Exercise prompt
Write each line of the material exactly as given, from the top through the line that contains "(0,0) rectangle (762,427);", and omit all pictures.

Available data

---*---

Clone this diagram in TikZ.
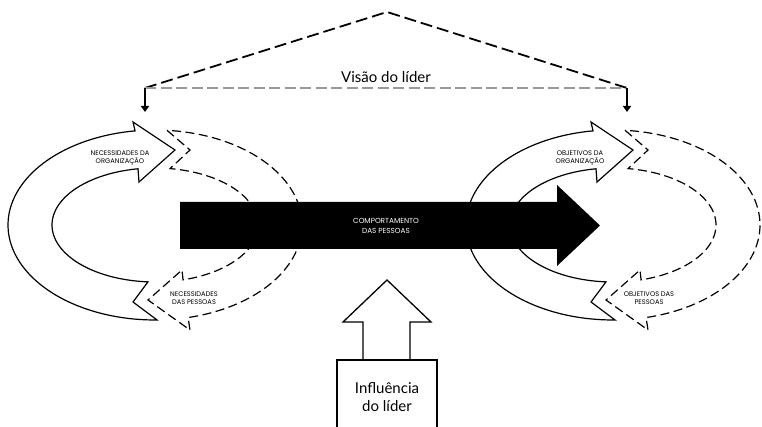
\documentclass[tikz,border=0pt]{standalone}
\usepackage{fontspec}
\setmainfont{Lato}
\newfontfamily\capsfont{Poppins}
\usetikzlibrary{arrows.meta}

% One loop: solid half (left, arrowhead at the top) and dashed half (right, arrowhead at the bottom)
\newcommand{\looprings}{%
  \path[solidring]
    ({155+147*cos(262.2)},{225+95*sin(262.2)}) -- (133,122) -- (175,150) -- (139,182)
    -- plot[domain=260.5:93.9,samples=60] ({155+103*cos(\x)},{225+57*sin(\x)})
    -- (133,302)
    -- plot[domain=89.2:262.2,samples=80] ({155+147*cos(\x)},{225+95*sin(\x)}) -- cycle;
  \path[dashring]
    ({155+147*cos(-85.3)},{225+95*sin(-85.3)}) -- (190,150)
    -- plot[domain=-81.6:74.2,samples=60] ({155+103*cos(\x)},{225+57*sin(\x)})
    -- (182,270) -- (148,300) -- (190,330)
    -- plot[domain=77:-85.3,samples=80] ({155+147*cos(\x)},{225+95*sin(\x)}) -- cycle;
}

\begin{document}
\begin{tikzpicture}[x=1pt,y=-1pt,
  solidring/.style={draw=black,fill=white,line width=1.2pt,line join=miter},
  dashring/.style={draw=black,fill=white,line width=1.2pt,dash pattern=on 9pt off 4.5pt},
  capslabel/.style={font=\capsfont\fontsize{6.7}{8.3}\selectfont,align=center,inner sep=0pt},
  biglabel/.style={font=\fontsize{15}{18}\selectfont,align=center,inner sep=0pt},
  blackdash/.style={draw=black,line width=1.8pt,dash pattern=on 12pt off 5pt},
  graydash/.style={draw=black!40,line width=1.8pt,dash pattern=on 11pt off 4.5pt},
  dropline/.style={draw=black,line width=1.5pt,-{Triangle[length=6pt,width=8pt]}},
  outlinebox/.style={draw=black,fill=white,line width=1.3pt,line join=miter}]
\useasboundingbox (0,0) rectangle (762,427);

% left and right loops
\begin{scope}
  \looprings
\end{scope}
\begin{scope}[xshift=458pt]
  \looprings
\end{scope}

% loop labels
\node[capslabel] (necorg) at (120,158) {NECESSIDADES DA\\ORGANIZAÇÃO};
\node[capslabel] (necpes) at (194,298) {NECESSIDADES\\DAS PESSOAS};
\node[capslabel] (objorg) at (580,158) {OBJETIVOS DA\\ORGANIZAÇÃO};
\node[capslabel] (objpes) at (649,298) {OBJETIVOS DAS\\PESSOAS};

% central black arrow
\path[fill=black] (180,202) -- (557,202) -- (557,185) -- (600,225.5)
  -- (557,266) -- (557,249) -- (180,249) -- cycle;
\node[capslabel,text=white,font=\capsfont\fontsize{7.3}{10.5}\selectfont] (comp) at (386,226)
  {COMPORTAMENTO\\DAS PESSOAS};

% leader's vision
\coordinate (apex) at (387,12);
\coordinate (visl) at (145,88);
\coordinate (visr) at (627,88);
\coordinate (dropl) at (145,112);
\coordinate (dropr) at (627,112);
\draw[blackdash] (visl) -- (apex) -- (visr);
\draw[graydash] (visl) -- (visr);
\draw[dropline] (visl) -- (dropl);
\draw[dropline] (visr) -- (dropr);
\node[biglabel,anchor=base] (visao) at (386,83) {Visão do líder};

% leader's influence
\path[outlinebox] (363,360) -- (363,322) -- (343,322) -- (387,280) -- (431,322)
  -- (410,322) -- (410,360);
\path[outlinebox] (337,430) -- (337,360) -- (437,360) -- (437,430);
\node[biglabel] (influ) at (387,397) {Influência\\do líder};
\end{tikzpicture}
\end{document}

---*---

Worked solution
Clone this diagram in TikZ.
\documentclass[tikz,border=0pt]{standalone}
\usepackage{fontspec}
\setmainfont{Lato}
\newfontfamily\capsfont{Poppins}
\usetikzlibrary{arrows.meta}

% One loop: solid half (left, arrowhead at the top) and dashed half (right, arrowhead at the bottom)
\newcommand{\looprings}{%
  \path[solidring]
    ({155+147*cos(262.2)},{225+95*sin(262.2)}) -- (133,122) -- (175,150) -- (139,182)
    -- plot[domain=260.5:93.9,samples=60] ({155+103*cos(\x)},{225+57*sin(\x)})
    -- (133,302)
    -- plot[domain=89.2:262.2,samples=80] ({155+147*cos(\x)},{225+95*sin(\x)}) -- cycle;
  \path[dashring]
    ({155+147*cos(-85.3)},{225+95*sin(-85.3)}) -- (190,150)
    -- plot[domain=-81.6:74.2,samples=60] ({155+103*cos(\x)},{225+57*sin(\x)})
    -- (182,270) -- (148,300) -- (190,330)
    -- plot[domain=77:-85.3,samples=80] ({155+147*cos(\x)},{225+95*sin(\x)}) -- cycle;
}

\begin{document}
\begin{tikzpicture}[x=1pt,y=-1pt,
  solidring/.style={draw=black,fill=white,line width=1.2pt,line join=miter},
  dashring/.style={draw=black,fill=white,line width=1.2pt,dash pattern=on 9pt off 4.5pt},
  capslabel/.style={font=\capsfont\fontsize{6.7}{8.3}\selectfont,align=center,inner sep=0pt},
  biglabel/.style={font=\fontsize{15}{18}\selectfont,align=center,inner sep=0pt},
  blackdash/.style={draw=black,line width=1.8pt,dash pattern=on 12pt off 5pt},
  graydash/.style={draw=black!40,line width=1.8pt,dash pattern=on 11pt off 4.5pt},
  dropline/.style={draw=black,line width=1.5pt,-{Triangle[length=6pt,width=8pt]}},
  outlinebox/.style={draw=black,fill=white,line width=1.3pt,line join=miter}]
\useasboundingbox (0,0) rectangle (762,427);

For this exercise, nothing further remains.